Isso não necessariamente torna Security Breach uma completa porcaria, calma lá: se você gosta desse gênero de jogo, é fã de Five Nights at Freddy’s e tem 100% de ciência do que está comprando, então ele não vai te decepcionar.
O que falta agora é esperar por duas coisas: uma sequência mais polida, feita por um estúdio que agora é infinitamente mais treinado e experiente, e uma série de correções que já foram prometidas pela Steel Wool.
Já vimos o passado. O que nos espera no futuro?
Jogo zerado, análise feita, curiosidade satisfeita. Agora tem outra pergunta rondando a minha cabeça: o que será do futuro de Five Nights at Freddy’s?

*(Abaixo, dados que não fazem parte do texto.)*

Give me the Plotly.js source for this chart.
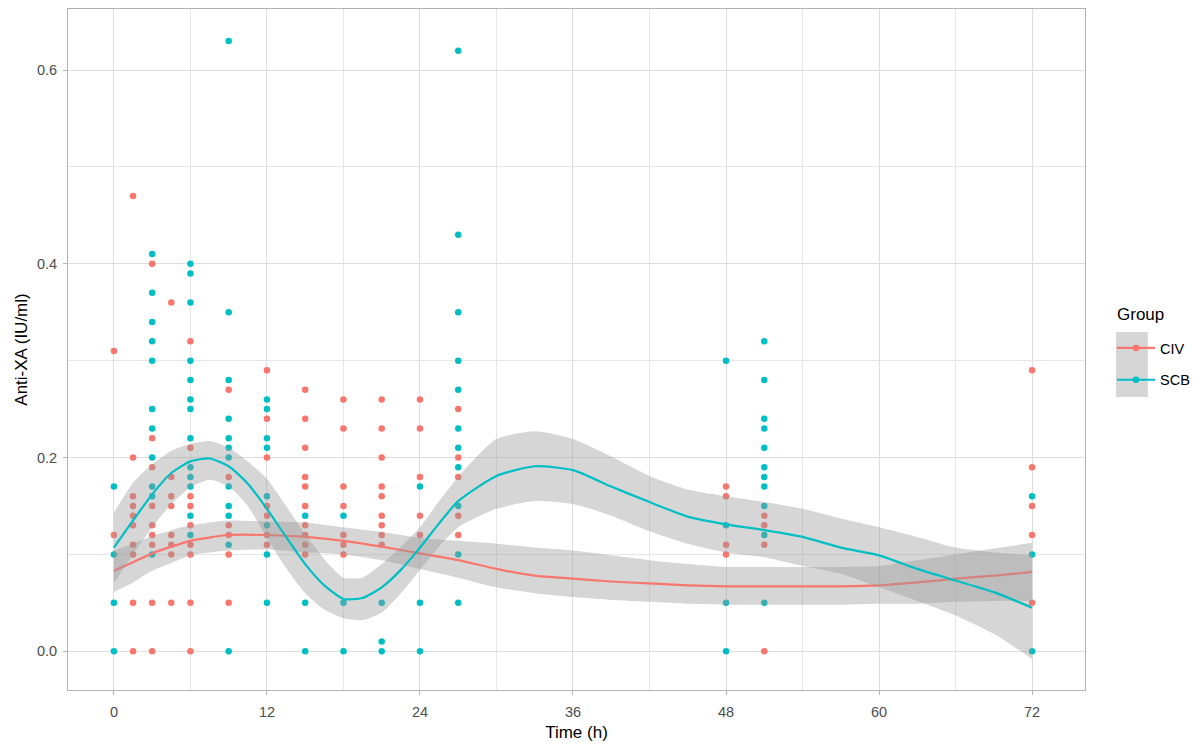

Cá entre nós, apesar de ser um jogo único e tal, Security Breach não é exatamente o que eu, e muitos outros jogadores, passamos a esperar da franquia: FNAF sempre teve um estilo de gameplay e storytelling únicos. A sua estética, inclusive, começou a inspirar diversos membros da comunidade a fazerem animações de terror no estilo “found footage” de VHS.
A minha preocupação com o futuro da franquia, principalmente agora, com a ausência do controle criativo de Scott Cawthon, é a mesma daquela problemática levantada no início do texto: que tipo de gameplay queremos para a franquia? E estética visual? Vamos pro horror maduro, ou para um terror que distorce entretenimento infantil?
Uma coisa é certa: a decisão de Cawthon de terceirizar a responsabilidade da franquia para a comunidade se provou extremamente benéfica, pois assim todas as identidades criadas por cada interpretação de cada desenvolvedor indie podem ser livremente criadas e publicadas na internet.
Para se ter ideia, até mesmo Phisnom, o dev responsável pelo remake “Five Nights at Freddy’s Plus”, divulgou sua reação extremamente negativa ao lançamento de Security Breach, chegando a afirmar que depois de terminar seu projeto, vai “abandonar a franquia por definitivo”, já que “não concorda mais com a direção (criativa) que os jogos andam tomando”. Meio exagerado, mas ok.
Conclusão: Security Breach pode não ser perfeito, mas não se preocupe: ele é só o começo de uma nova era para Five Nights at Freddy’s, e muitos outros ainda estão por vir.